Patents cannot be applied for “world wide”.  A patent must be applied for to every coun­try  that you wish to include.  The expense involved in get­ting the word­ing of the patent (very, very import­ant) and the fees involved restrict any humble DIY man from embark­ing on such a path!

The man (Hungarian) who inven­ted Rubik’s cube only took out a patent to cover Hungary.  The cube was then copied in coun­tries all over the world, rob­bing him of an enorm­ous for­tune.  It would have cost him £3000–5000 per coun­try and the same amount for trans­la­tions.

To sat­isfy require­ments the patent must be your inven­tion.  If, how­ever, you work for a com­pany, the com­pany (accord­ing to your job descrip­tion) could claim the rights (e.g. if your job was in R & D then it would be expec­ted that your inven­tion belonged to the com­pany).  If, how­ever, your job was to make sand­wiches in the works canteen, then you could say it was your idea and have an assign­ment of the inven­tion.

You cannot patent things that already exist, Prior Art research would con­firm this.  You have to be care­ful who you instruct to do the legal work neces­sary and you should appoint a Patent Attorney who is com­pet­ent in the field with which your inven­tion lies.  You should check that he has no con­flict of interest (he may have worked for your com­pet­it­ors) and you should find out the upfront fees that he would charge.

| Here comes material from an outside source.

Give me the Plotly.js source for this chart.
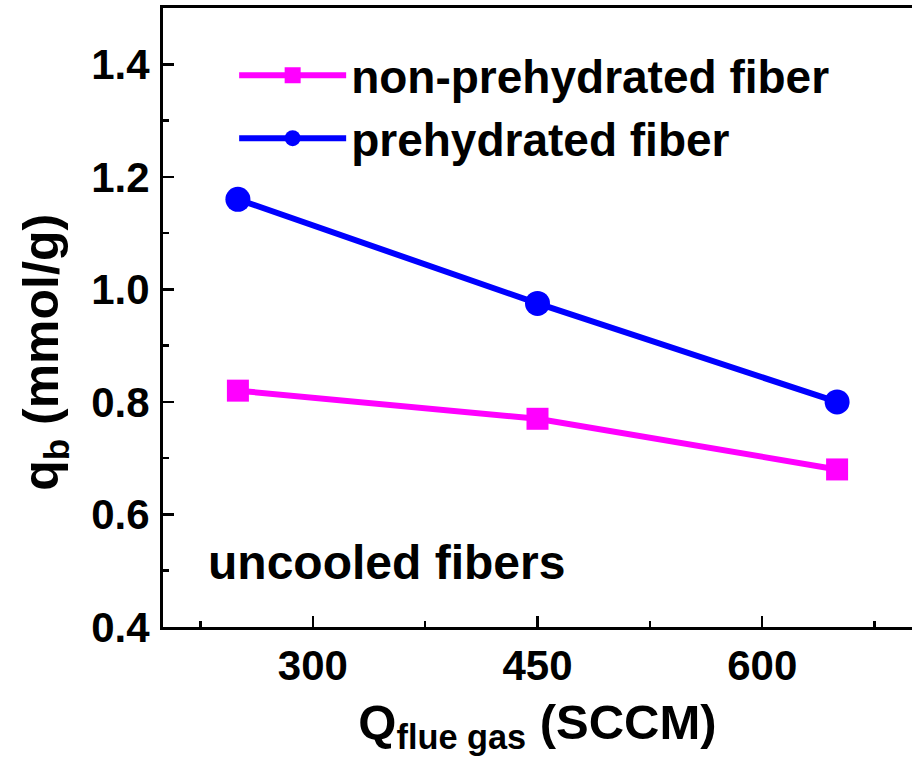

Patents could be thou­sands of pages long, include dia­grams and for­mu­las, and the word­ing has to be pre­cise and give all details reques­ted and describe the best method of put­ting the device into prac­tice.

Eighteen months after the filing of your applic­a­tion, com­pet­it­ors will be aware of your patent and will try to use gaps missed in your word­ing to pro­duce a sim­ilar product.  If a patent is infringed court action could be enforced but, there again, the cost of more legal fees makes one hes­it­ate.

Michael quoted the case of Polaroid v. Kodak where the latter pro­duced  their own “Polaroid” prints.  Polaroid won and Kodak was almost bank­rup­ted by the com­pens­a­tion costs!

Because of all the legal costs involved in patent applic­a­tions – unless you have an abso­lute winner – forget it!